Monday, February 5, 2007
Day 1...Done
I received my first radiation treatment and first infusion of chemo today. I took most of the day to establish the drill, but it wasn't hard or painful. As expected, I feel no side effects today. There are all sorts of predictions about how I will feel tomorrow and the next day and I just won't know until the time comes.
Sunday, February 4, 2007
On Top of the World
We are leaving Pacific Grove today to head back to the Bay Area for a week of treatment. We've had 10 great days to relax and exercise. Yesterday, something my grandson, Baxter, said caught me up short. He was talking with Jordan, our daughter, and said, "I wonder if we are on the bottom of the world, right now, or on the top of the world like we usually are?" Baxter is six years old and still has the ability to see the world from a totally different point of view.
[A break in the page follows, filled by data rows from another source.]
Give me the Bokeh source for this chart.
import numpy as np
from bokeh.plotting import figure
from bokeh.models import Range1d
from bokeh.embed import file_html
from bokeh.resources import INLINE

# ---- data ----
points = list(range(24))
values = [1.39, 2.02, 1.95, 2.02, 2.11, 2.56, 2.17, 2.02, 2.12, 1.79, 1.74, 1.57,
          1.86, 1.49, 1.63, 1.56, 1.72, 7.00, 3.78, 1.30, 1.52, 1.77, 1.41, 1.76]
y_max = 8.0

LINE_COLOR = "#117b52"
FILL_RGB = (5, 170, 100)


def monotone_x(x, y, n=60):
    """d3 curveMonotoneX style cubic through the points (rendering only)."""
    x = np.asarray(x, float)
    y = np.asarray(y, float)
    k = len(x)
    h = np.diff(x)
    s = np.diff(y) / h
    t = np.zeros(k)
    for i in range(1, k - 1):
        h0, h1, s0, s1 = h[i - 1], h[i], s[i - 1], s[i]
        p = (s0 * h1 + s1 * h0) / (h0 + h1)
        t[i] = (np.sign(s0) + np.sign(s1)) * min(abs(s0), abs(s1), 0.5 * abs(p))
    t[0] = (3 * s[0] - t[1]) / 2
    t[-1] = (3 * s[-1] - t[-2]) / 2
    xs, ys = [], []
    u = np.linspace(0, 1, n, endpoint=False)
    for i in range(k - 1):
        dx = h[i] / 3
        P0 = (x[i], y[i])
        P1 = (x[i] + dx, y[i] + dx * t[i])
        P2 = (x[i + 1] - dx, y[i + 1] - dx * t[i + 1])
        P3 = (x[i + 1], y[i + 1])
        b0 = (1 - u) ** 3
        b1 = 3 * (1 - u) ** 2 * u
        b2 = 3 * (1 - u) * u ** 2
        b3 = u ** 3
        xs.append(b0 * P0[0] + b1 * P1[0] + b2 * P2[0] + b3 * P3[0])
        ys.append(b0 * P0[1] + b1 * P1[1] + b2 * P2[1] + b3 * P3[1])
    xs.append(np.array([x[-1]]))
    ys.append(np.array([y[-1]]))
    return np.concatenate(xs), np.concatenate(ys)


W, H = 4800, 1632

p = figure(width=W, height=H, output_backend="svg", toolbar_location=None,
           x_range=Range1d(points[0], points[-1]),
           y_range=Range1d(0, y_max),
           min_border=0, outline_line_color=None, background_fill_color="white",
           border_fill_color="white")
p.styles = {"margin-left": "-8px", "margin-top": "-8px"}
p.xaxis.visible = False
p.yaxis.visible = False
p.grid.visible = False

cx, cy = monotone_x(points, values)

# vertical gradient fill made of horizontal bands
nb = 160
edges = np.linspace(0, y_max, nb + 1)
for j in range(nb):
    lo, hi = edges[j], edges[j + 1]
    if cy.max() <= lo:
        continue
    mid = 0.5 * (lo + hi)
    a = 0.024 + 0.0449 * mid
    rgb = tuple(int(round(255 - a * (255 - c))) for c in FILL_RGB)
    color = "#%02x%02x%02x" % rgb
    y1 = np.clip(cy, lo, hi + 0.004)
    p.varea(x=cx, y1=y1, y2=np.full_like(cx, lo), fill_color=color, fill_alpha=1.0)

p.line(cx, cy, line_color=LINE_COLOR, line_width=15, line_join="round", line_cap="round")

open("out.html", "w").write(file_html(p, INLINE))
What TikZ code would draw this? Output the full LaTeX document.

I never really thought about that before. I thought about it for a bit. I tried out seeing myself on the bottom of the world. The map of the earth was upside down. My head was facing south. After some soul searching, I decided I was still on top of the world...maybe with a threatening cloud over my head. Clouds have been there before. They have gone away in time.
Friday, February 2, 2007
Treatment starts on Monday
I am confirmed to start both radiation and chemotherapy on Monday as I hoped.
++++
I'm happy to finally get started with treatment on Monday. I'll spend the morning in my first chemotherapy session. Then, I move on to my first radiation session at midday. I'll also establish an ongoing schedule for both.
I feel great! We've had a good rest over the past two weeks and we've been exercising every day. I think I am as ready as you can be both emotionally and physically.